Parts of the queer community struggle with corporate involvement with the LGBTQ movement. For example, in a few months, America enters Pride season and some queer activists will bemoan corporate involvement with Pride activities–claiming that these corporate sponsors 1) make demands inconsistent with the ideas of LGBTQ liberation, and 2) that they are only doing it for the money they can extract from LGBTQ consumers. But there is another story to tell when it comes to corporate involvement. The linked Salon.com article alludes to this, although to be honest, I don’t completely agree with the author’s slant on the story. From the linked article is from Salon.com:
The cynical view, of course, is “money talks,” specifically Hollywood money. And it’s true that Deal caved under pressure from many corporate interests, especially in the entertainment industry, that said they would pull business from the state if this law passed. Disney, Time Warner and the NFL have all threatened to take their business elsewhere if Deal signed off on this law.

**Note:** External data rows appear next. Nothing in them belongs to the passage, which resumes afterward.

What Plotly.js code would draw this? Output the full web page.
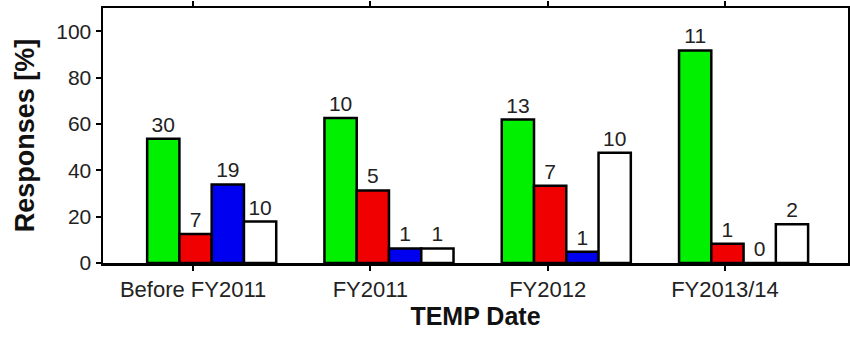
<!DOCTYPE html>
<html>
<head>
<meta charset="utf-8">
<script src="https://cdn.plot.ly/plotly-3.0.1.min.js"></script>
<style>
html,body{margin:0;padding:0;background:#fff;}
#chart{width:850px;height:338px;}
</style>
</head>
<body>
<div id="chart"></div>
<script>
// Categories (TEMP date groups)
const categories = ["Before FY2011", "FY2011", "FY2012", "FY2013/14"];

// Response percentages for each series
const greenPct = [53.6, 62.5, 61.9, 91.7];
const redPct   = [12.5, 31.3, 33.3, 8.3];
const bluePct  = [33.9, 6.3, 4.8, 0];
const whitePct = [17.9, 6.3, 47.6, 16.7];

// Response counts shown above each bar
const greenCnt = [30, 10, 13, 11];
const redCnt   = [7, 5, 7, 1];
const blueCnt  = [19, 1, 1, 0];
const whiteCnt = [10, 1, 10, 2];

// Y axis ticks
const yTicks = [0, 20, 40, 60, 80, 100];

const FONT = '"Liberation Sans", Arial, Helvetica, sans-serif';
const barW = 0.182;
const offsets = [-0.259, -0.077, 0.105, 0.287];

function mk(y, cnt, color, off) {
  return {
    type: 'bar',
    x: categories,
    y: y,
    text: cnt.map(String),
    textposition: 'outside',
    cliponaxis: false,
    textfont: {family: FONT, size: 21, color: '#222'},
    marker: {color: color, line: {color: '#000', width: 2.5}},
    width: barW,
    offset: off,
    hoverinfo: 'skip',
    showlegend: false
  };
}

const data = [
  mk(greenPct, greenCnt, '#00f000', offsets[0]),
  mk(redPct, redCnt, '#f00000', offsets[1]),
  mk(bluePct, blueCnt, '#0000f0', offsets[2]),
  mk(whitePct, whiteCnt, '#ffffff', offsets[3])
];

const layout = {
  width: 850,
  height: 338,
  margin: {l: 103, r: 2, t: 8, b: 75},
  paper_bgcolor: '#fff',
  plot_bgcolor: '#fff',
  barmode: 'overlay',
  font: {family: FONT, color: '#222'},
  xaxis: {
    type: 'category',
    range: [-0.508, 3.694],
    showline: true, linecolor: '#000', linewidth: 2.5, mirror: 'ticks',
    ticks: 'outside', ticklen: 5, tickwidth: 2, tickcolor: '#000',
    tickfont: {family: FONT, size: 22, color: '#222'},
    showgrid: false, zeroline: false,
    automargin: false,
    title: {text: 'TEMP Date', font: {family: FONT, size: 25, color: '#111', weight: 'bold'}, standoff: 7}
  },
  yaxis: {
    range: [0, 110],
    tickvals: yTicks,
    ticktext: yTicks.map(String),
    showline: true, linecolor: '#000', linewidth: 2.5, mirror: 'ticks',
    ticks: 'outside', ticklen: 5, tickwidth: 2, tickcolor: '#000',
    tickfont: {family: FONT, size: 21, color: '#222'},
    showgrid: false, zeroline: false,
    automargin: false,
    title: {text: 'Responses [%]', font: {family: FONT, size: 27, color: '#111', weight: 'bold'}, standoff: 14}
  }
};

Plotly.newPlot('chart', data, layout, {staticPlot: true, displayModeBar: false});
</script>
</body>
</html>
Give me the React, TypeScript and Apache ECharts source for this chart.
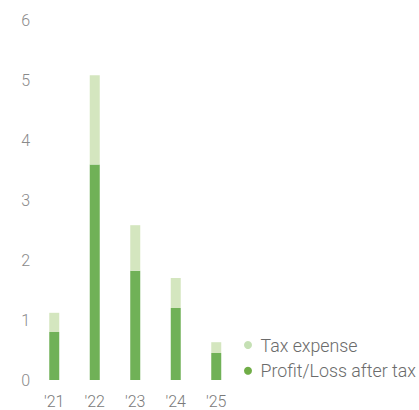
import React, { useEffect, useRef } from "react";
import * as echarts from "echarts";

const categories = ["'21", "'22", "'23", "'24", "'25"];
const profitAfterTax = [0.8, 3.59, 1.82, 1.2, 0.45];
const taxExpense = [0.32, 1.49, 0.76, 0.5, 0.18];
const yTicks = { min: 0, max: 6, interval: 1 };

const FONT = "Roboto, 'Liberation Sans', sans-serif";

export default function App() {
  const ref = useRef<HTMLDivElement>(null);
  useEffect(() => {
    document.body.style.margin = "0";
    const chart = echarts.init(ref.current!, undefined, { renderer: "svg" });
    chart.setOption({
      animation: false,
      backgroundColor: "#ffffff",
      grid: { left: 34, top: 20, width: 202.5, height: 360, containLabel: false },
      legend: {
        orient: "vertical",
        left: 244,
        top: 335,
        padding: 0,
        icon: "circle",
        itemWidth: 15,
        itemHeight: 8,
        itemGap: 5.7,
        textStyle: { color: "#6b6b6b", fontSize: 17.8, fontFamily: FONT, fontWeight: 300, lineHeight: 20 },
        data: [
          { name: "Tax expense", itemStyle: { color: "#c5e0b4" } },
          { name: "Profit/Loss after tax", itemStyle: { color: "#70ad47" } },
        ],
      },
      xAxis: {
        type: "category",
        data: categories,
        axisLine: { show: false },
        axisTick: { show: false },
        axisLabel: { color: "#7a7a7a", fontSize: 16, fontFamily: FONT, fontWeight: 300, margin: 13 },
      },
      yAxis: {
        type: "value",
        min: yTicks.min,
        max: yTicks.max,
        interval: yTicks.interval,
        splitLine: { show: false },
        axisLine: { show: false },
        axisTick: { show: false },
        axisLabel: { color: "#8a8a8a", fontSize: 16, fontFamily: FONT, fontWeight: 300, margin: 4, align: "right" },
      },
      series: [
        {
          name: "Profit/Loss after tax",
          type: "bar",
          stack: "total",
          barWidth: 10,
          data: profitAfterTax,
          itemStyle: { color: "#70b157" },
        },
        {
          name: "Tax expense",
          type: "bar",
          stack: "total",
          barWidth: 10,
          data: taxExpense,
          itemStyle: { color: "#d4e6bf" },
        },
      ],
    });
    return () => chart.dispose();
  }, []);
  return <div ref={ref} style={{ width: 419, height: 410 }} />;
}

I don’t think it is the cynical view at all. Money does talk, and especially at the State level (the level at which we are seeing a dizzying array of anti-LGBTQ legislation being pushed forward). States have to care about jobs and revenue, and when those bringing the revenue to a state threaten to walk away, a state has little choice but to listen and comply.
One of the things Salon has wrong, is that it wasn’t only Hollywood/entertainment who threatened to pull out of Georgia. This from Money.com:
Major corporate leaders are lining up to denounce a controversial “religious liberty” proposal they say would severely curtail the rights of Georgia’s LGBT community.

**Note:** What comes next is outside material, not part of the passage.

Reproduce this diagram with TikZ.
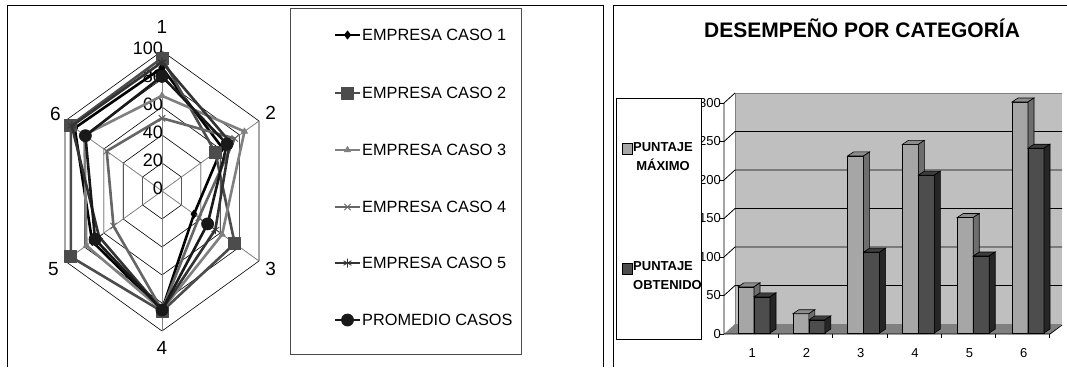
\documentclass[tikz,border=0pt]{standalone}
\usepackage{fontspec}
\setmainfont{Liberation Sans}
\usetikzlibrary{plotmarks}

\definecolor{barclaro}{HTML}{A6A6A6}
\definecolor{barclarolado}{HTML}{6E6E6E}
\definecolor{barclarotapa}{HTML}{8C8C8C}
\definecolor{baroscuro}{HTML}{4D4D4D}
\definecolor{baroscurolado}{HTML}{262626}
\definecolor{baroscurotapa}{HTML}{3D3D3D}

\tikzset{
  serie/.style={line width=2.6pt, line join=round, mark options={solid, line width=0.8pt}},
  caso1/.style={black, mark=diamond*, mark size=4pt},
  caso2/.style={black!70, mark=square*, mark size=6pt},
  caso3/.style={black!50, mark=triangle*, mark size=3.5pt},
  caso4/.style={black!60, mark=x, mark size=4.5pt},
  caso5/.style={black!80, mark=asterisk, mark size=4.5pt},
  promedio/.style={black!90, mark=*, mark size=6pt},
  anillo/.style={black, line width=0.6pt},
  eje/.style={black!50, line width=0.8pt},
  leyenda/.style={font=\fontsize{16.3}{19}\selectfont, inner sep=1pt},
  cifra/.style={font=\fontsize{13}{15}\selectfont, inner sep=0pt},
  rotulo/.style={font=\bfseries\fontsize{13}{19}\selectfont, inner sep=0pt}
}

\begin{document}
\begin{tikzpicture}[x=1pt,y=-1pt]
\useasboundingbox (0,0) rectangle (1067,367);

% marcos
\draw[line width=0.8pt] (7,367) -- (7,5) -- (603,5) -- (603,367);
\draw[line width=0.8pt] (613,367) -- (613,5) -- (1067,5);

% radar
\begin{scope}[shift={(162,191)}, x=1.12pt, y=1.40pt]
  \foreach \r in {20,40,...,100}
    \draw[anillo] (90:\r) -- (30:\r) -- (-30:\r) -- (-90:\r) -- (-150:\r) -- (150:\r) -- cycle;
  \foreach \a in {90,30,-30,-90,-150,150}
    \draw[eje] (0,0) -- (\a:100);
  \foreach \r in {0,20,...,100}
    \node[font=\fontsize{18}{21}\selectfont, anchor=east, inner sep=0pt] (valor-\r) at (1,\r+2) {\r};
  \node[font=\fontsize{19}{22}\selectfont] (cat-1) at (90:117) {1};
  \node[font=\fontsize{19}{22}\selectfont] (cat-2) at (30:112) {2};
  \node[font=\fontsize{19}{22}\selectfont] (cat-3) at (-30:112) {3};
  \node[font=\fontsize{19}{22}\selectfont] (cat-4) at (-90:112) {4};
  \node[font=\fontsize{19}{22}\selectfont] (cat-5) at (-150:112) {5};
  \node[font=\fontsize{19}{22}\selectfont] (cat-6) at (150:110) {6};
  \draw[serie,caso1] plot coordinates {(90:88) (30:62) (-30:33) (-90:85) (-150:72) (150:90) (90:88)};
  \draw[serie,caso2] plot coordinates {(90:95) (30:55) (-30:75) (-90:86) (-150:94) (150:94) (90:95)};
  \draw[serie,caso3] plot coordinates {(90:68) (30:85) (-30:62) (-90:85) (-150:78) (150:80) (90:68)};
  \draw[serie,caso4] plot coordinates {(90:52) (30:75) (-30:38) (-90:85) (-150:50) (150:57) (90:52)};
  \draw[serie,caso5] plot coordinates {(90:92) (30:70) (-30:55) (-90:85) (-150:65) (150:93) (90:92)};
  \draw[serie,promedio] plot coordinates {(90:82) (30:67) (-30:47) (-90:85) (-150:69) (150:79) (90:82)};
\end{scope}

% leyenda del radar
\draw[black!70, line width=0.8pt] (290,8) rectangle (521,354);
\foreach \s/\t/\y in {caso1/EMPRESA CASO 1/35, caso2/EMPRESA CASO 2/93, caso3/EMPRESA CASO 3/150,
    caso4/EMPRESA CASO 4/207, caso5/EMPRESA CASO 5/263, promedio/PROMEDIO CASOS/320}{
  \draw[serie,\s,mark indices={2}] plot coordinates {(335,\y) (347.5,\y) (360,\y)};
  \node[leyenda, anchor=west] (ley-\s) at (361,\y) {\t};
}

% titulo
\node[font=\bfseries\fontsize{21}{25}\selectfont] (titulo) at (862,28) {DESEMPEÑO POR CATEGORÍA};

% paredes y suelo
\fill[black!25] (735,93) rectangle (1062,324);
\draw[black!50, line width=0.8pt] (735,324) -- (735,93) -- (1062,93);
\fill[black!50] (724,334) -- (735,324) -- (1062,324) -- (1050,334) -- cycle;
\foreach \k in {1,...,5}
  \draw[line width=0.8pt] (724,334-38.5*\k) -- ++(11,-10) -- (1062,324-38.5*\k);
\draw[line width=0.8pt] (724,103) -- (735,93);

% ejes
\draw[line width=0.8pt] (724,103) -- (724,334) -- (1050,334) -- (1062,325);
\foreach \k/\v in {0/0,1/50,2/100,3/150,4/200,5/250,6/300}{
  \draw[line width=0.8pt] (720,334-38.5*\k) -- (724,334-38.5*\k);
  \node[cifra, anchor=east] (ejey-\k) at (721,334-38.5*\k) {\v};
}
\foreach \i in {1,...,6}{
  \draw[line width=0.8pt] (724+54.3*\i,334) -- ++(0,4);
  \node[cifra] (ejex-\i) at (697.9+54.3*\i,353) {\i};
}

% barras
\foreach \i/\a/\b in {1/60/47, 2/25/17, 3/230/105, 4/245/205, 5/150/100, 6/300/240}{
  \pgfmathsetmacro\xa{738+54.8*(\i-1)}
  \pgfmathsetmacro\xb{\xa+16}
  \pgfmathsetmacro\ha{0.77*\a}
  \pgfmathsetmacro\hb{0.77*\b}
  \draw[fill=barclaro, line width=0.6pt] (\xa,333) rectangle (\xb,333-\ha);
  \draw[fill=barclarotapa, line width=0.6pt] (\xa,333-\ha) -- ++(6,-4) -- ++(16,0) -- ++(-6,4) -- cycle;
  \draw[fill=barclarolado, line width=0.6pt] (\xb,333) -- (\xb,333-\ha) -- ++(6,-4) -- ++(0,\ha) -- cycle;
  \draw[fill=baroscuro, line width=0.6pt] (\xb,333) rectangle (\xb+16,333-\hb);
  \draw[fill=baroscurotapa, line width=0.6pt] (\xb,333-\hb) -- ++(6,-4) -- ++(16,0) -- ++(-6,4) -- cycle;
  \draw[fill=baroscurolado, line width=0.6pt] (\xb+16,333) -- (\xb+16,333-\hb) -- ++(6,-4) -- ++(0,\hb) -- cycle;
}

% leyenda de barras
\draw[fill=white, line width=0.8pt] (616,98) rectangle (701,339);
\draw[fill=barclaro, line width=0.6pt] (622,143) rectangle (632,154);
\node[rotulo, align=center] (ley-max) at (663,157) {PUNTAJE\\MÁXIMO};
\draw[fill=baroscuro, line width=0.6pt] (622,263) rectangle (632,274);
\node[rotulo, align=left, anchor=west] (ley-obt) at (633,276) {PUNTAJE\\OBTENIDO};
\end{tikzpicture}
\end{document}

Salesforce (CRM, Tech30), Disney (DIS), Unilever (UL) and Intel (INTC, Tech30), along with a coalition of media and film companies, have spoken out against the legislation, which has been approved by state lawmakers. They’ve been joined by groups that represent hundreds of other major firms.

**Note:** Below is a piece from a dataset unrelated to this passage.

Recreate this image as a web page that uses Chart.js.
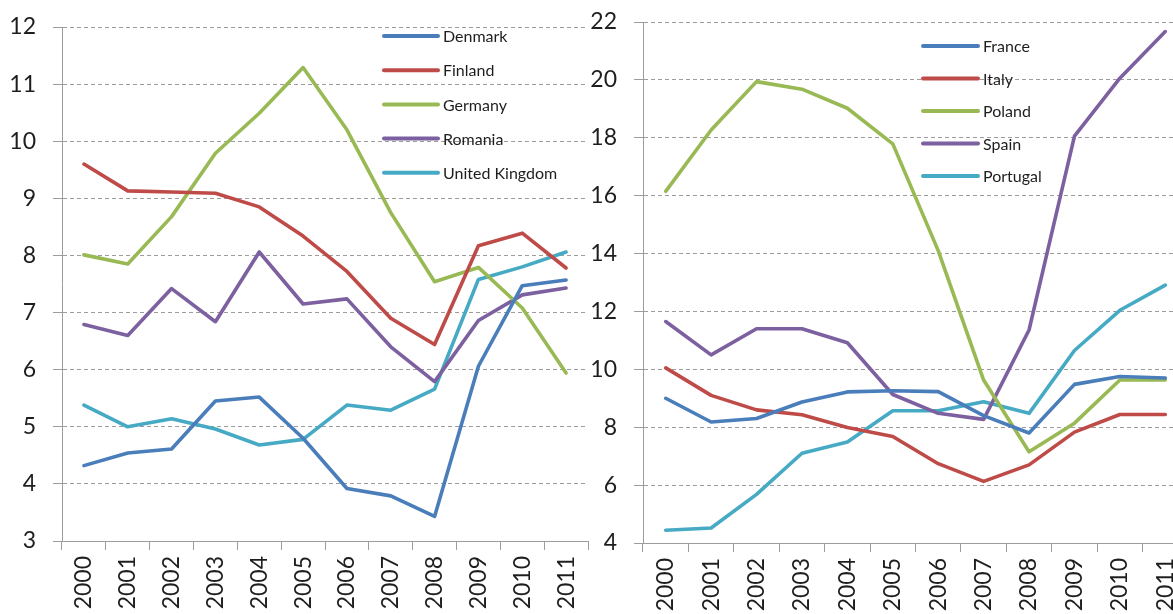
<!DOCTYPE html>
<html>
<head>
<meta charset="utf-8">
<script src="https://cdn.jsdelivr.net/npm/chart.js@4/dist/chart.umd.min.js"></script>
<style>
  html, body { margin: 0; padding: 0; background: #fff; overflow: hidden; width: 1173px; height: 614px; }
  .box { position: absolute; top: 0; height: 614px; }
  #leftBox { left: 0; width: 600px; }
  #rightBox { left: 590px; width: 610px; }
</style>
</head>
<body>
<div class="box" id="leftBox"><canvas id="leftChart" width="600" height="614"></canvas></div>
<div class="box" id="rightBox"><canvas id="rightChart" width="610" height="614"></canvas></div>
<script>
// years on the x axis (both panels)
var years = ['2000', '2001', '2002', '2003', '2004', '2005', '2006', '2007', '2008', '2009', '2010', '2011'];

// left panel
var denmark = [4.32, 4.54, 4.61, 5.45, 5.52, 4.80, 3.92, 3.79, 3.43, 6.06, 7.47, 7.57];
var finland = [9.60, 9.13, 9.11, 9.09, 8.85, 8.34, 7.72, 6.90, 6.44, 8.17, 8.39, 7.78];
var germany = [8.01, 7.85, 8.68, 9.79, 10.49, 11.29, 10.20, 8.75, 7.54, 7.79, 7.08, 5.94];
var romania = [6.79, 6.60, 7.42, 6.84, 8.06, 7.15, 7.24, 6.40, 5.79, 6.86, 7.31, 7.43];
var unitedKingdom = [5.38, 5.00, 5.14, 4.96, 4.68, 4.78, 5.38, 5.29, 5.66, 7.58, 7.80, 8.06];

// right panel
var france = [9.00, 8.18, 8.30, 8.87, 9.22, 9.26, 9.23, 8.40, 7.80, 9.48, 9.75, 9.70];
var italy = [10.05, 9.10, 8.60, 8.43, 7.99, 7.68, 6.74, 6.13, 6.70, 7.83, 8.44, 8.44];
var poland = [16.15, 18.27, 19.94, 19.68, 19.02, 17.79, 14.1, 9.63, 7.15, 8.14, 9.63, 9.63];
var spain = [11.65, 10.50, 11.40, 11.40, 10.92, 9.13, 8.48, 8.27, 11.36, 18.06, 20.06, 21.67];
var portugal = [4.44, 4.52, 5.68, 7.10, 7.49, 8.57, 8.57, 8.88, 8.48, 10.65, 12.04, 12.91];

var leftTicks = { min: 3, max: 12, step: 1 };
var rightTicks = { min: 4, max: 22, step: 2 };

var blue = '#4A7EBB', red = '#BE4B48', green = '#98B954', purple = '#7D60A0', aqua = '#46AAC5';
var gridGray = '#9c9c9c';
var textCol = '#1e1e1e';
var fontName = 'Lato, "Open Sans", sans-serif';

Chart.defaults.font.family = fontName;
Chart.defaults.color = textCol;

// legend drawn inside the plot, vertical list, like the excel original
var innerLegend = {
    id: 'innerLegend',
    afterDraw: function(chart) {
        var o = chart.options.plugins.innerLegend;
        var ctx = chart.ctx;
        var area = chart.chartArea;
        ctx.save();
        ctx.font = '16px ' + fontName;
        ctx.textBaseline = 'middle';
        ctx.lineCap = 'round';
        chart.data.datasets.forEach(function(ds, i) {
            var x = area.left + o.dx;
            var y = area.top + o.dy + i * o.rowGap;
            ctx.strokeStyle = ds.borderColor;
            ctx.lineWidth = 4;
            ctx.beginPath();
            ctx.moveTo(x, y);
            ctx.lineTo(x + o.lineLen, y);
            ctx.stroke();
            ctx.fillStyle = textCol;
            ctx.fillText(ds.label, x + o.lineLen + 5, y + 1);
        });
        ctx.restore();
    }
};

function makeSet(label, data, color) {
    return {
        label: label,
        data: data,
        borderColor: color,
        backgroundColor: color,
        borderWidth: 3.6,
        pointRadius: 0,
        tension: 0,
        borderCapStyle: 'round',
        borderJoinStyle: 'round'
    };
}

function makeChart(id, sets, t, yWidth, xHeight, padTop, padRight, legendOpts) {
    var ctx = document.getElementById(id).getContext('2d');
    return new Chart(ctx, {
        type: 'line',
        data: { labels: years, datasets: sets },
        options: {
            responsive: false,
            animation: false,
            layout: { autoPadding: false, padding: { top: padTop, right: padRight, left: 0, bottom: 0 } },
            plugins: {
                legend: { display: false },
                tooltip: { enabled: false },
                innerLegend: legendOpts
            },
            scales: {
                x: {
                    offset: true,
                    grid: { offset: true, drawOnChartArea: false, drawTicks: true, tickLength: 9, color: gridGray },
                    border: { display: true, color: gridGray, width: 1 },
                    ticks: { autoSkip: false, minRotation: 90, maxRotation: 90, padding: 6, font: { size: 23 } },
                    afterFit: function(scale) {
                        scale.height = xHeight;
                        scale.paddingLeft = 0;
                        scale.paddingRight = 0;
                    }
                },
                y: {
                    min: t.min,
                    max: t.max,
                    grid: { color: gridGray, lineWidth: 1, drawTicks: true, tickLength: 9 },
                    border: { display: true, color: gridGray, width: 1, dash: [4, 3] },
                    ticks: { stepSize: t.step, padding: 17, font: { size: 23 } },
                    afterFit: function(scale) {
                        scale.width = yWidth;
                        // keep the plot top where the padding puts it
                        scale.paddingTop = 0;
                        scale.paddingBottom = 0;
                    }
                }
            }
        },
        plugins: [innerLegend]
    });
}

makeChart('leftChart', [
    makeSet('Denmark', denmark, blue),
    makeSet('Finland', finland, red),
    makeSet('Germany', germany, green),
    makeSet('Romania', romania, purple),
    makeSet('United Kingdom', unitedKingdom, aqua)
], leftTicks, 62, 73, 27, 12, { dx: 322, dy: 9, rowGap: 34.2, lineLen: 54 });

makeChart('rightChart', [
    makeSet('France', france, blue),
    makeSet('Italy', italy, red),
    makeSet('Poland', poland, green),
    makeSet('Spain', spain, purple),
    makeSet('Portugal', portugal, aqua)
], rightTicks, 53, 71, 22, 12, { dx: 280, dy: 24, rowGap: 32.5, lineLen: 55 });
</script>
</body>
</html>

Georgia Prospers, which represents more than 480 companies, is a staunch opponent of the bill. Members include some big companies with large operations in Georgia — including Coca-Cola, Delta, Home Depot, UPS, and Marriott.
Tech giants Apple, Microsoft, Twitter, and Dell have urged the governor veto the bill.
Many of the businesses who publicly oppose the proposal have issued strong statements. Some have gone further, threatening to reduce investment in Georgia if the measure becomes law.
Why such a big corporate push? Because diversity and inclusion in and of itself, are good for business, and businesses want and need to prosper.
LGBTQ Rights groups have for the longest time, been counting on Government to take the lead and make LGBTQ equality a reality, but let’s face it: government at every level has not been successful in this regard. For every political victory, we can find political failures, such that all in all, our current political system has left many out in the cold when it comes to equality. (This is true when it comes to diversity and equality for women and minorities as well as LGBTQ persons, but I’ll leave that for a different post.)
At the federal level, ENDA, first introduced as far back as 1974, was meant to end discrimination for gays and lesbians. In 2007, gender identity/expression protections were added, and at no point has this legislation had much of a chance to get enacted. Currently, there are efforts across almost half of America to pass anti-LGBTQ legislation, with some states like North Carolina succeeding. In other words, regardless of what political involvement LGBTQ Rights groups have had, they are failing at the same time corporate involvement in political process is succeeding.
On a very deep level, this all makes sense. Equality, diversity, and protections from discrimination have never been political/partisan issues. They are social and economic issues through and through. Indeed, in the work I’ve done trying to get Pennsylvania o pass HB/SB 300, the main talking point, is that nondiscrimination protections are simply good for the state because they are good for business. So, why shouldn’t it be business which is taking the lead at forging new protections or defending existing protections?
The queer community in general, and LGBTQ Rights groups have to come to terms with the shifting playing field when it comes to the path towards full equality. Queer persons need to stop dissing corporate involvement in the queer community and start seeking ways to be in partnership with business’s efforts to achieve protections that enhance and support diversity and inclusion.